Можно предположить, что предостережения Иисуса могли бы повлиять на Павла. Но, судя по всему, Павел не обращал никакого внимания на «Иисуса во плоти», что бы тот ни говорил. По сути, Павла не интересовал исторический Иисус. В его посланиях нет никаких следов Иисуса из Назарета. Павел вообще не упоминает ни одного события из жизни Иисуса, за исключением распятия и Тайной вечери, которые он превращает из повествовательных сюжетов в литургическую формулу. Не цитирует он и слова Иисуса (опять же, за исключением тех, что вошли в формулу Евхаристии: «Сие есть Тело Мое…»). Иногда Павел явно противоречит Иисусу. Сравним то, что он пишет в Послании к Римлянам — «Ибо всякий, кто призовет имя Господне, спасется» (Рим. 10. 13), — со словами Иисуса у Матфея: «Не всякий, говорящий Мне: „Господи! Господи!“, войдет в Царство Небесное» (Мф. 7. 21).

Слабый интерес Павла к историческому Иисусу объясняется не тем, что он сосредотачивал свое внимание на христологических, а не исторических вопросах, как считают некоторые. Причина заключается в том простом факте, что Павел не имел представления, кем был Иисус при жизни. Это было для него неважно. Он постоянно хвалится, что он узнал об Иисусе не от апостолов или кого-либо еще, кто знал его при жизни: «Когда же Бог… благоволил открыть во мне Сына Своего, чтобы я благовествовал Его язычникам, — я не стал тогда же советоваться с плотью и кровью [чтобы получить разрешение], и не пошел в Иерусалим к предшествовавшим мне Апостолам, а пошел в Аравию, и опять возвратился в Дамаск» (Гал. 1. 15–17).

Только после трех лет проповеди тех идей, которые, как настаивает Павел, он получил не от кого-то из людей (под которыми он явно подразумевает Иакова и апостолов), а от самого Иисуса, он соблаговолил посетить тех людей в Иерусалиме, которые лично знали человека, которого Павел считал Богом (Гал. 1. 12).
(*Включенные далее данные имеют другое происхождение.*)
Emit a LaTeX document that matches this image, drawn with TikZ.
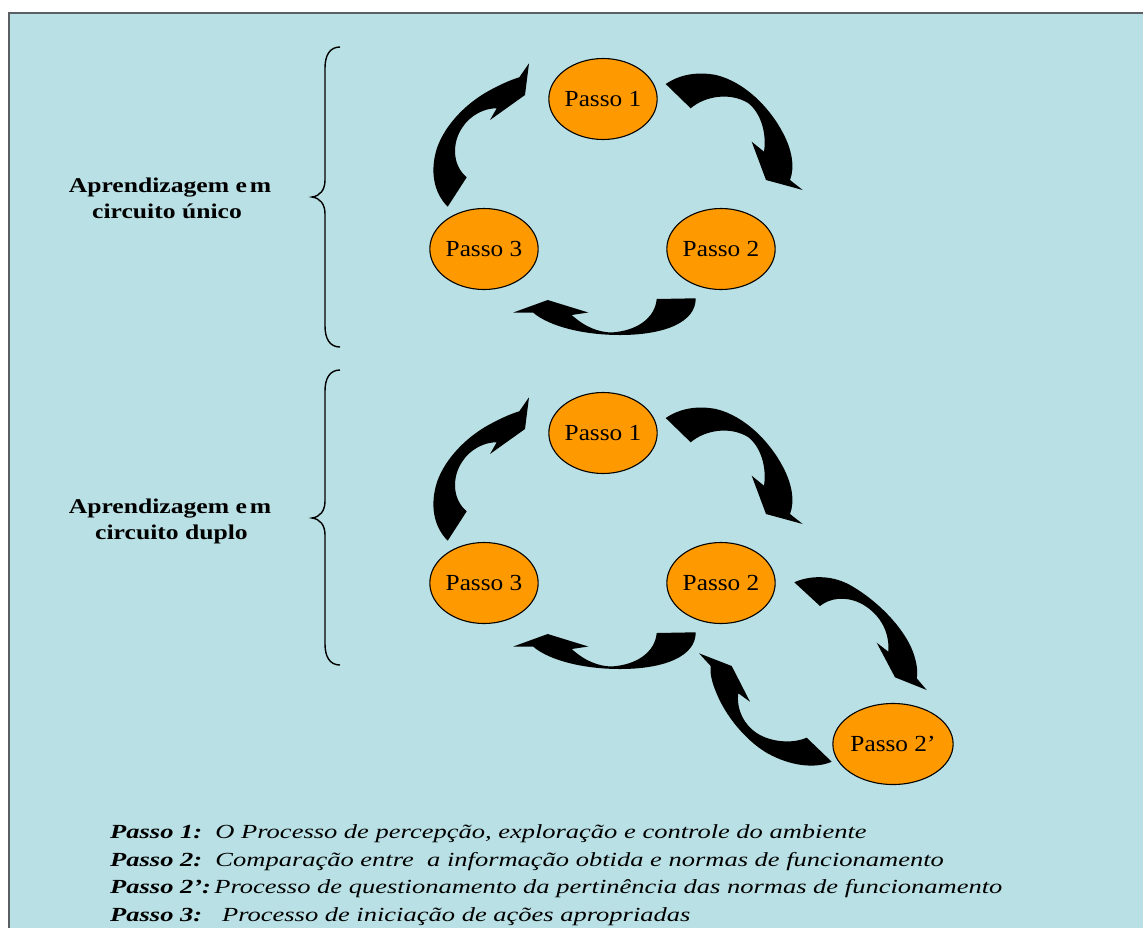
\documentclass[tikz,border=0pt]{standalone}
\usepackage{fontspec}
\setmainfont{Liberation Serif}
\newfontfamily\ellfont[FakeStretch=1.1]{Liberation Serif}
\newfontfamily\labfont[FakeStretch=1.22]{Liberation Serif}
\newfontfamily\legfont[FakeStretch=1.325]{Liberation Serif}
\usetikzlibrary{shapes.geometric}
\definecolor{bgblue}{RGB}{185,224,228}
\definecolor{framegray}{RGB}{90,96,100}
\definecolor{stepor}{RGB}{255,153,0}
\begin{document}
\begin{tikzpicture}[x=1pt,y=-1pt,
  stepell/.style={ellipse, draw=black, line width=1.1pt, fill=stepor, minimum width=106pt, minimum height=81pt, inner sep=0pt, font=\ellfont\fontsize{23}{27}\selectfont},
  blockarrow/.style={fill=black},
  bracepath/.style={draw=black, line width=1.4pt},
  labeltext/.style={font=\labfont\bfseries\fontsize{21}{25}\selectfont, anchor=base, inner sep=0pt},
  legendtext/.style={font=\legfont\itshape\fontsize{20}{24}\selectfont, anchor=base west, inner sep=0pt}]
\useasboundingbox (0,0) rectangle (1143,927);
\fill[bgblue] (9,13) rectangle (1150,935);
\draw[framegray, line width=1.4pt] (9,935) -- (9,13) -- (1150,13);

% braces
\draw[bracepath] (340,47) .. controls (330,47) and (325,55) .. (325,68) -- (325,180) .. controls (325,190) and (320,196) .. (312,197) .. controls (320,198) and (325,204) .. (325,214) -- (325,326) .. controls (325,339) and (330,347) .. (340,347);
\draw[bracepath] (340,370) .. controls (330,370) and (325,378) .. (325,391) -- (325,501) .. controls (325,511) and (320,517) .. (312,518) .. controls (320,519) and (325,525) .. (325,535) -- (325,644) .. controls (325,657) and (330,665) .. (340,665);

% labels
\node[labeltext] (lab1a) at (170,192.7) {Aprendizagem e\kern3pt m};
\node[labeltext] (lab1b) at (167,218.3) {circuito único};
\node[labeltext] (lab2a) at (170,513.7) {Aprendizagem e\kern3pt m};
\node[labeltext] (lab2b) at (171.5,539.3) {circuito duplo};

% arrows, single loop and double loop (shifted copy)
\foreach \dy in {0,334} {
\begin{scope}[shift={(0,\dy)}]
\fill[blockarrow] (665.7,84) .. controls (682,73) and (700,72) .. (716,75) .. controls (745,82) and (770,108) .. (783,133) .. controls (792,150) and (795,167) .. (790,180) -- (802.7,190) -- (766,180) -- (751.7,141.7) -- (764,151.7) .. controls (767,132) and (760,112) .. (748,103) .. controls (730,92) and (705,96) .. (690.7,108.3) -- cycle;
\fill[blockarrow] (447.7,206.7) .. controls (433,192) and (430,170) .. (437,148) .. controls (445,125) and (465,105) .. (485,93) .. controls (497,86) and (510,80) .. (519.3,77.3) -- (529,63.3) -- (525,95) -- (490,120) -- (496.7,108.3) .. controls (485,108) and (470,115) .. (462,128) .. controls (452,143) and (452,165) .. (466.7,177.3) -- cycle;
\fill[blockarrow] (656.7,299) -- (695.7,298.3) .. controls (696,322) and (665,335) .. (620,335) .. controls (585,335) and (550,327) .. (533,312.5) -- (513.3,312.5) -- (547.7,300) -- (588.3,312.5) -- (571.7,315) .. controls (585,327) and (598,332) .. (611,332.5) .. controls (637,331) and (655,318) .. (656.7,299) -- cycle;
\end{scope}
}
\fill[blockarrow] (794.3,582.3) .. controls (808,576) and (830,574) .. (850,585) .. controls (880,602) and (905,630) .. (913,652) .. controls (917,663) and (918,672) .. (916.7,678.3) -- (926.7,690) -- (895,677.3) -- (876.7,642.7) -- (888.3,651.7) .. controls (890,630) and (878,612) .. (860,603) .. controls (845,596) and (830,598) .. (820,606) -- cycle;
\fill[blockarrow] (831.7,761.7) .. controls (815,769) and (790,766) .. (767,753) .. controls (745,740) and (725,715) .. (716,692) .. controls (711,680) and (710,672) .. (710.7,666) -- (699,653.3) -- (731.7,666) -- (750,701.7) -- (738.3,693.3) .. controls (736,710) and (745,727) .. (760,735) .. controls (775,743) and (795,743) .. (806.7,737.7) -- cycle;

% steps
\node[stepell] (p1a) at (603,99) {Passo 1};
\node[stepell] (p2a) at (721,249) {Passo 2};
\node[stepell] (p3a) at (484,249) {Passo 3};
\node[stepell] (p1b) at (603,433) {Passo 1};
\node[stepell] (p2b) at (721,583) {Passo 2};
\node[stepell] (p3b) at (484,583) {Passo 3};
\node[stepell] (p2pb) at (893,744) {Passo 2’};

% legend
\node[legendtext] (leg1) at (110,838) {\textbf{Passo 1:}\ \ O Processo de percepção, exploração e controle do ambiente};
\node[legendtext] (leg2) at (110,866) {\textbf{Passo 2:}\ \ Comparação entre\ \ a informação obtida e normas de funcionamento};
\node[legendtext] (leg3) at (110,893) {\textbf{Passo 2’:}\,Processo de questionamento da pertinência das normas de funcionamento};
\node[legendtext] (leg4) at (110,921) {\textbf{Passo 3:}\ \ \ Processo de iniciação de ações apropriadas};
\end{tikzpicture}
\end{document}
Почему же Павел прикладывает такие усилия для того, чтобы не только освободиться от авторитета вождей из Иерусалима, но и опорочить их, как не имеющих никакого значения, если не сказать хуже? Потому что взгляды Павла настолько радикальны, настолько выходят за пределы приемлемого для иудеев, что только утверждение о том, что он получил их от самого Иисуса, могло позволить ему проповедовать. То, что предлагает Павел в своих посланиях, не является альтернативной трактовкой иудейской духовной традиции, как утверждали некоторые современники, вставшие на его защиту. Идеи Павла — это совершенно новое учение, которое не было бы признано тем, кто, по его словам, является ее основателем. Ведь именно Павел нашел решение проблемы, стоявшей перед учениками Иисуса: как примирить позорную смерть на кресте с мессианскими ожиданиями иудеев. Его решение заключалось в том, чтобы сбросить со счетов эти ожидания и превратить Иисуса в свершено новую сущность, которая кажется самостоятельным изобретением Павла, — в Христа.

Хотя с формальной точки зрения, «Христос» — это греческий перевод слова «мессия», Павел использует этот термин иначе. Он не вкладывает в него те значения, которые были связаны со словом «мессия» в древнееврейском Писании. Он никогда не говорит об Иисусе как о «помазаннике Израиля». Возможно, Павел видел в нем потомка царя Давида, но он не ищет в священных текстах доказательств того, что Иисус был тем освободителем из дома Давида, которого ждали иудеи. Он игнорирует все пророчества, с помощью которых много лет спустя евангелисты будут доказывать, что Иисус был иудейским мессией (в тех случаях, когда Павел обращается к авторитету пророков — например, к пророчеству Исайи о корне Иессееве, «который станет, как знамя для народов» и к которому «обратятся язычники» (Ис. 11. 10), — он считает, что речь идет о нем самом, а не об Иисусе). Но наиболее красноречив тот факт, что, в отличие от евангелистов (за исключением Иоанна, конечно), Павел не использует слово «Христос» как титул (с артиклем — Yesus ho Xristos). Он пишет «Иисус Христос» без артикля, или просто «Христос», как если бы это была фамилия Иисуса. Это очень необычное словоупотребление, ближайшей параллелью к которому является использование слова «Цезарь» как третьего имени — когномена — в именах римских императоров.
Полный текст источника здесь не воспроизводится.